Part III: Being Passionate About Our Work & Striving
To Be the Best
I have spent much of my life – as a child and as an
educator – thinking about what it means to be the best.
Having been told by society throughout my childhood, in both
subtle and not-so-subtle ways, that I was second-class, I
am convinced that one of the greatest challenges we face
in this country today is to help our children know that they
are special and to help them to want to be smart and to want
to achieve at the highest levels.
My colleagues and I have completed two books in recent years
on raising high-achieving African American young men and
women in science. In the process, we also have learned much
about what it takes for all of America’s children to
succeed. It’s really not rocket science. What it takes
is precisely what it took for many of us in this room to
succeed – families, educators, and communities that
set high expectations while pushing, loving, and supporting
us.
It also takes passionate leadership among those of us who
care deeply about families and children. Each of us has an
opportunity each day to choose what kind of person we want
to be. We have all encountered people who uplift us; we also
have met people who tend to drain us of our strength. We
should ask ourselves each day which category best describes
us. I know that each of us wants to be the kind of person
who emits positive energy, and we can do that by communicating
a sense of hope, by working to empower others, and by striving
to create a pervasive sense of excitement about our work.

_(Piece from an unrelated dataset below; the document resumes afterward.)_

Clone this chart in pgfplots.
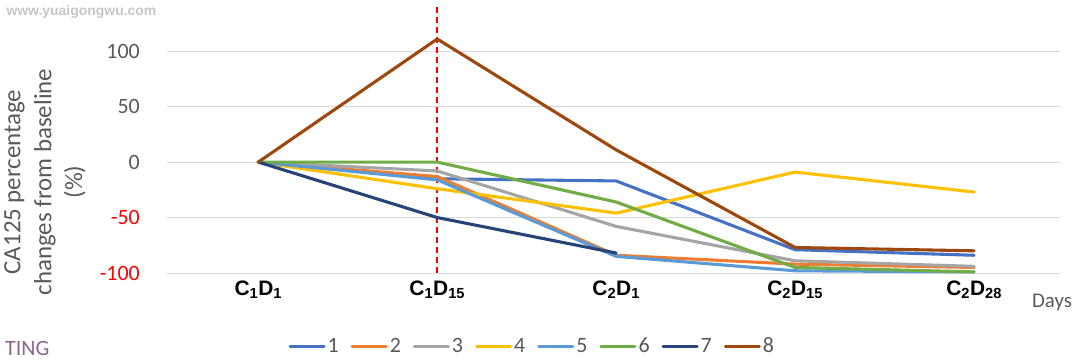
\documentclass[border=0pt]{standalone}
\usepackage{pgfplots}
\pgfplotsset{compat=1.18}
\usepackage{fontspec}
\setmainfont{Carlito}
\newfontfamily\arialfont{Liberation Sans}
\definecolor{s1}{HTML}{4472C4}
\definecolor{s2}{HTML}{ED7D31}
\definecolor{s3}{HTML}{A5A5A5}
\definecolor{s4}{HTML}{FFC000}
\definecolor{s5}{HTML}{5B9BD5}
\definecolor{s6}{HTML}{70AD47}
\definecolor{s7}{HTML}{264478}
\definecolor{s8}{HTML}{9E480E}
\definecolor{txtgray}{HTML}{595959}
\definecolor{gridgray}{HTML}{D9D9D9}
\begin{document}
\begin{tikzpicture}
\path[use as bounding box] (0,0) rectangle (1080bp,360bp);
\begin{axis}[
  scale only axis,
  width=893bp, height=244bp,
  at={(167bp,87bp)}, anchor=south west,
  xmin=-0.51, xmax=4.48,
  ymin=-100, ymax=120,
  xtick={0,1,2,3,4},
  xticklabels={C\textsubscript{1}D\textsubscript{1},C\textsubscript{1}D\textsubscript{15},C\textsubscript{2}D\textsubscript{1},C\textsubscript{2}D\textsubscript{15},C\textsubscript{2}D\textsubscript{28}},
  ytick={-100,-50,0,50,100},
  yticklabels={\textcolor{red}{-100},\textcolor{red}{-50},0,50,100},
  xticklabel style={font=\arialfont\bfseries\fontsize{21}{24}\selectfont, text=black, yshift=-4bp},
  yticklabel style={font=\fontsize{22}{24}\selectfont, text=txtgray, inner sep=0pt, xshift=-27bp},
  major tick length=0pt,
  axis line style={draw=none},
  ymajorgrids, grid style={gridgray, line width=1pt},
  clip=false,
  legend columns=8,
  legend style={at={(0.409,-0.30)}, anchor=center, draw=none, fill=none,
    font=\fontsize{22}{24}\selectfont, text=txtgray,
    /tikz/every even column/.append style={column sep=10bp},
    /tikz/every odd column/.append style={column sep=0bp}},
  legend image code/.code={\draw[#1] (0bp,0bp) -- (34bp,0bp);},
  every axis plot/.append style={line width=3.1pt, line join=round, line cap=round, no markers},
]
\draw[red, dash pattern=on 6bp off 4bp, line width=2pt] (axis cs:1,-100) -- (axis cs:1,141);
\addplot[s1] coordinates {(0,0) (1,-15) (2,-17) (3,-79) (4,-84)};
\addlegendentry{1}
\addplot[s2] coordinates {(0,0) (1,-13) (2,-84) (3,-92) (4,-95)};
\addlegendentry{2}
\addplot[s3] coordinates {(0,0) (1,-8) (2,-58) (3,-89) (4,-94)};
\addlegendentry{3}
\addplot[s4] coordinates {(0,0) (1,-24) (2,-46) (3,-9) (4,-27)};
\addlegendentry{4}
\addplot[s5] coordinates {(0,0) (1,-16) (2,-85) (3,-98) (4,-99)};
\addlegendentry{5}
\addplot[s6] coordinates {(0,0) (1,0) (2,-36) (3,-95) (4,-99)};
\addlegendentry{6}
\addplot[s7] coordinates {(0,0) (1,-50) (2,-82)};
\addlegendentry{7}
\addplot[s8] coordinates {(0,0) (1,111) (2,11) (3,-77) (4,-80)};
\addlegendentry{8}
\end{axis}
\node[rotate=90, align=center, text=txtgray, font=\fontsize{25}{31}\selectfont] at (45bp,178bp) {CA125 percentage\\changes from baseline\\(\%)};
\node[text=txtgray, font=\fontsize{21}{24}\selectfont] at (1052bp,58bp) {Days};
\node[text=gray!45, font=\arialfont\bfseries\fontsize{14}{16}\selectfont, anchor=west] at (3bp,348bp) {www.yuaigongwu.com};
\node[text={rgb,255:red,140;green,100;blue,140}, font=\fontsize{22}{24}\selectfont, anchor=west, inner sep=0pt] at (5bp,12bp) {TING};
\end{tikzpicture}
\end{document}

In our work and in our lives, we know that our attitudes
are critical to our success. In this connection, I recommend
that you read Geeks and Geezers: How Era, Values, and
Defining Moments Shape Leaders. The “geeks” are
outstanding American leaders under 25, and the “geezers” are
leaders 70 years of age and older. What the authors discover
is that,
…everyone of the geezers who continues to play
a leadership role has one quality of overriding importance:
neoteny. The dictionary defines neoteny as “the
retention of youthful qualities by adults.” Neoteny
is more than retaining a youthful appearance, although
that is often part of it. Neoteny is the retention
of all those wonderful qualities that we associate
with youth: curiosity, playfulness, eagerness, fearlessness,
warmth, energy…Our geezers have remained much
like our geeks – open, willing to take risks,
hungry for knowledge and experience, courageous,
eager to see what the new day brings…Neoteny
is a metaphor for the quality – the gift – that
keeps the fortunate of whatever age focused on all
the marvelous undiscovered things to come.
I want you to keep in mind this vision of each of us as a
leader who is open and willing to take risks, focused on “all
the marvelous sand undiscovered things to come.” I
also think we need to envision just how we want our society
to be. I see a nation in which all of our children are striving
to be the best, working hard, and strongly supported by their
families, schools, and communities. I see a country in which
any little girl growing up – whether black, brown,
or white –has opportunities – as my mother did
growing up in rural Alabama – to learn to love to read
and to aspire to be a teacher or anything else she dreams
to become.
Several years ago, when my mother knew she was close to the
end of her life, I asked her, “What is important
to you?” And though she had Alzheimer’s
and did not realize I was her only son, she simply responded, “My
relationships with God, with my husband [she forgot
he had died 20 years earlier], and with my son.” And
looking straight at me, she said, “He’s such
a sweet boy!” which was such a gift. She then
said, “Teachers touch eternity through their students.
I will always live through my son and students because I
have given them all that I have of worth to give.”
And through our relationships with those we serve, we, too,
can give all that we have to give – and touch eternity.
I close with words from Oswald McCall’s The Hand
of God, the essence of which is that whatever we value
most, both as individuals and as a society, will define us.
Be under no illusion, you shall gather to yourself
the images that you love. As you go, the shapes,
the lights, the shadows of the things you have preferred
will come to you, yes, inveterately, inevitably as
bees to their hive. And there in your mind and spirit
they will leave with you their distilled essence,
sweet as honey or bitter as gall, and you will grow
unto their likeness because their nature will be
in you.
As men see the color in the wave so shall men see
in you the things you have loved most. Out of your
eyes will look the spirit you have chosen. In your
smile and in your frown the years will speak.
You will not walk nor stand nor sit, nor will your
hand move, but you will confess the one you serve,
and upon your forehead will be written his name as
by a revealing pen.
Cleverness may select skillful words to cast a veil
about you, and circumspection may never sleep, yet
will you not be hid. No.
As year adds to year, that face of yours, which once
like an unwritten page, lay smooth in your baby crib,
will take to itself lines, and still more lines,
as the parchment of an old historian who jealously
sets down all the story. And there, more deep than
acids etch the steel, will grow the inscribed narrative
of your mental habits, the emotions of your heart,
your sense of conscience, your response to duty,
what you think of your God and of your fellow men
and of yourself. It will all be there. For men and
women, boys and girls, become like that which they
love, and the name thereof is written on their brow.